Glitch-Hop & Future Beats
This is where tap meets technology. Glitch-hop, pioneered by producers like Flying Lotus and Iglooghost, treats rhythm like a digital artifact—chopped, skewed, and stuttered. For the tapper, it's a masterclass in irregular time, sudden stops, and sonic surprise.
Your feet become the glitch. Use sharp, staccato digs to mimic bit-crushed snares, or rapid-fire cramp rolls to replicate a cascading digital error. The aesthetic is less about flow and more about fractured, intelligent design, making the human body sound like a malfunctioning, beautiful machine.
Minimal Techno & House
At first listen, it might seem too metronomic. But therein lies the challenge and the magic. The unwavering four-on-the-floor pulse of minimal techno provides a hypnotic canvas for extreme rhythmic subtlety.

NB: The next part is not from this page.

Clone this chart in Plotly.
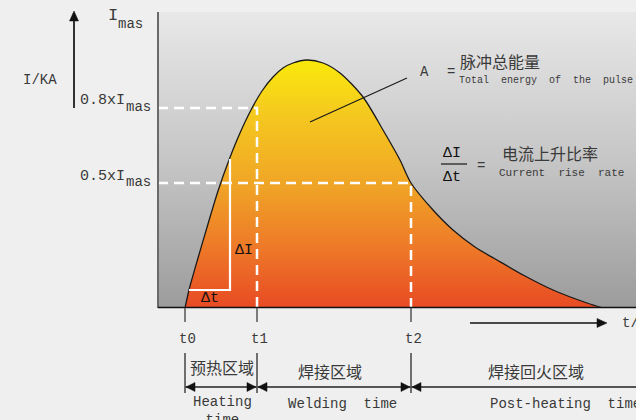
import plotly.graph_objects as go

# ---------------- data ----------------
t_curve = [0.0, 0.4, 1.3, 2.3, 3.3, 4.4, 5.5, 6.6, 7.7, 8.8, 9.8, 10.8, 12.2, 13.8, 15.5, 17.8,
           19.8, 21.5, 22.6, 24.8, 26.8, 29.0, 31.2, 34.0, 36.8, 40.2, 41.8]
i_curve = [0.0, 0.072, 0.20, 0.336, 0.468, 0.592, 0.70, 0.792, 0.868, 0.924, 0.96, 0.98, 0.992, 0.98, 0.94, 0.844,
           0.712, 0.592, 0.50, 0.392, 0.312, 0.244, 0.192, 0.128, 0.072, 0.02, 0.0]

t_marks = [0.0, 7.2, 22.6]
t_labels = ["t0", "t1", "t2"]
levels = [0.8, 0.5]
level_labels = ["0.8xI", "0.5xI"]
level_ends = [7.2, 22.6]

delta_t = [0.4, 4.5]       # Δt leg of rise triangle
delta_i = [0.072, 0.596]   # ΔI leg of rise triangle

zone_cn = ["预热区域", "焊接区域", "焊接回火区域"]
zone_en = ["Heating<br>time", "Welding  time", "Post-heating  time"]

# ---------------- geometry helpers ----------------
W, H = 636, 420
PL, PR, PT, PB = 158, 636, 12, 308
XMIN, XMAX = -2.7, 45.1
YMAX = 1.184

def tx(t):
    return PL + (t - XMIN) / (XMAX - XMIN) * (PR - PL)

def iy(v):
    return PB - v / YMAX * (PB - PT)

def px(x):
    return x / W

def py(y):
    return 1 - y / H

MONO = "Liberation Mono, DejaVu Sans Mono, monospace"
CJK = "Noto Sans CJK SC, sans-serif"
TXT = "#3a3a3a"

fig = go.Figure()

# gray background gradient
fig.add_trace(go.Scatter(
    x=[XMIN, XMAX, XMAX, XMIN, XMIN], y=[0, 0, YMAX, YMAX, 0],
    mode="lines", line=dict(width=0), fill="toself",
    fillgradient=dict(type="vertical", start=0, stop=YMAX,
                      colorscale=[[0, "#9c9c9c"], [0.5, "#c6c6c6"], [1, "#e8e8e8"]]),
    hoverinfo="skip"))

# pulse curve
fig.add_trace(go.Scatter(
    x=t_curve, y=i_curve, mode="lines", line=dict(color="#1a1a1a", width=1.3, shape="spline", smoothing=0.8),
    fill="tozeroy",
    fillgradient=dict(type="vertical", start=0, stop=0.99,
                      colorscale=[[0, "#e84a24"], [0.25, "#ee7a28"], [0.5, "#f0a526"],
                                  [0.8, "#f5cb1e"], [1, "#f9e90a"]]),
    hoverinfo="skip"))

# dashed guide lines
for lv, te in zip(levels, level_ends):
    fig.add_trace(go.Scatter(x=[XMIN, te, te], y=[lv, lv, 0], mode="lines",
                             line=dict(color="white", width=2.5, dash="10px,6px"), hoverinfo="skip"))

# rise triangle
fig.add_trace(go.Scatter(x=[delta_t[1], delta_t[1], delta_t[0]], y=[delta_i[1], delta_i[0], delta_i[0]],
                         mode="lines", line=dict(color="white", width=2.2), hoverinfo="skip"))

# pointer line for A
fig.add_trace(go.Scatter(x=[12.5, 22.2], y=[0.744, 0.92], mode="lines",
                         line=dict(color="#1a1a1a", width=1.2), hoverinfo="skip"))

shapes = []
annotations = []

def line(x0, y0, x1, y1, color="#555555", width=1.5):
    shapes.append(dict(type="line", xref="paper", yref="paper",
                       x0=px(x0), y0=py(y0), x1=px(x1), y1=py(y1),
                       line=dict(color=color, width=width)))

def tri(pts, color="#111111"):
    path = "M " + " L ".join(f"{px(a):.5f},{py(b):.5f}" for a, b in pts) + " Z"
    shapes.append(dict(type="path", xref="paper", yref="paper", path=path,
                       fillcolor=color, line=dict(color=color, width=0.5)))

def text(s, x, y, size=14, font=MONO, anchor="center", color=TXT):
    annotations.append(dict(text=s, x=px(x), y=py(y), xref="paper", yref="paper",
                            xanchor=anchor, yanchor="middle", showarrow=False,
                            font=dict(family=font, size=size, color=color)))

# axes lines
line(PL, PT, PL, PB, color="#6a6a6a", width=2)
line(PL, PB - 0.5, W + 5, PB - 0.5, color="#111111", width=1.5)

# y-axis arrow + labels
line(74, 20, 74, 108, color="#333333", width=2)
tri([(74, 11), (69.5, 21), (78.5, 21)])
text("I/KA", 40, 80, 14)
text("I", 113, 16, 17)
text("mas", 130, 24, 14)
for lv, lab in zip(levels, level_labels):
    yy = iy(lv)
    text(lab, 127, yy - 7, 15, anchor="right")
    text("mas", 153, yy - 1, 14, anchor="right")

# rise labels
text("ΔI", tx(delta_t[1]) + 3, iy(0.23), 15, anchor="left", color="#111111")
text("Δt", tx(2.5), iy(0.04), 15, color="#111111")

# A annotation
text("A", 424, 72, 14)
text("=", 451, 72, 14)
text("脉冲总能量", 458, 61, 16, font=CJK, anchor="left")
text("Total  energy  of  the  pulse", 457, 81, 10, anchor="left")

# current rise rate
text("ΔI", 452, 153, 15, color="#111111")
line(441, 164, 467, 164, color="#222222", width=1.3)
text("Δt", 452, 177, 15, color="#111111")
text("=", 481, 166, 14)
text("电流上升比率", 500, 153, 16, font=CJK, anchor="left")
text("Current  rise  rate", 497, 173, 11, anchor="left")

# time axis marks
for tm, lab in zip(t_marks, t_labels):
    xx = tx(tm)
    line(xx, PB, xx, 322, color="#555555", width=1.5)
    text(lab, xx + 2, 339, 14)
    line(xx, 353, xx, 393, color="#444444", width=1.5)

# time arrow
line(470, 323, 600, 323, color="#111111", width=1.5)
tri([(607, 323), (597, 318.5), (597, 327.5)])
text("t/ms", 620, 323, 14, anchor="left")

# zone arrows
YA = 387
seg_bounds = [tx(t_marks[0]), tx(t_marks[1]), tx(t_marks[2]), W + 30]
line(seg_bounds[0], YA, W + 5, YA, color="#555555", width=1.8)
for a, b in zip(seg_bounds[:-1], seg_bounds[1:]):
    tri([(a + 1, YA), (a + 10, YA - 4.5), (a + 10, YA + 4.5)])
    tri([(b - 1, YA), (b - 10, YA - 4.5), (b - 10, YA + 4.5)])

# zone labels
text(zone_cn[0], (tx(t_marks[0]) + tx(t_marks[1])) / 2 + 1, 367, 16, font=CJK)
text(zone_cn[1], 330, 371, 16, font=CJK)
text(zone_cn[2], 536, 371, 16, font=CJK)
annotations.append(dict(text=zone_en[0], x=px(222), y=py(392), xref="paper", yref="paper",
                        xanchor="center", yanchor="top", showarrow=False, align="center",
                        font=dict(family=MONO, size=14, color=TXT)))
text(zone_en[1], 342, 404, 14)
text(zone_en[2], 488, 404, 14, anchor="left")

fig.update_layout(
    width=W, height=H,
    margin=dict(l=0, r=0, t=0, b=0, pad=0, autoexpand=False),
    paper_bgcolor="#efefef", plot_bgcolor="rgba(0,0,0,0)",
    showlegend=False, hovermode=False,
    xaxis=dict(range=[XMIN, XMAX], domain=[PL / W, PR / W], visible=False, fixedrange=True),
    yaxis=dict(range=[0, YMAX], domain=[1 - PB / H, 1 - PT / H], visible=False, fixedrange=True),
    shapes=shapes, annotations=annotations,
)

fig.write_html("out.html", config={"displayModeBar": False},
               post_script="document.body.style.margin='0';document.body.style.background='#efefef';")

This genre forces you to explore micro-rhythms and timbral shifts. A single, perfectly placed riff repeated over 16 bars can become transcendent. The focus shifts from complex steps to the weight, placement, and resonance of each individual tap, creating a trance-like dialogue with the kick drum.
Alternative Hip-Hop
The spirit of tap is the spirit of hip-hop: improvisation, rhythm, and raw expression. Modern alternative hip-hop from artists like Kendrick Lamar, JID, or Little Simz offers dense, lyrical flow patterns and jazz-influenced boom-bap production that are a natural fit.
Here, you can rhyme with your feet. Translate the MC's complex cadences into tap phrases. Answer a lyrical bar with a percussive bar. The beats are often built on jazz samples, creating a direct historical bridge from the Savoy Ballroom to the cipher.
Avant-Garde Jazz & Free Improv
For the truly adventurous. This is tap as pure, abstract musical conversation. Without a fixed tempo or harmony, you are a co-equal instrumentalist, responding to the squeal of a saxophone or the rumble of a prepared piano.
It’s about extended technique: using the sides of your shoes, slapping the floor with your whole foot, scraping, stomping. It’s visceral, often chaotic, and deeply personal. This genre isn't about pleasing a crowd; it's about exploring the absolute frontier of what your instrument—your body—can communicate.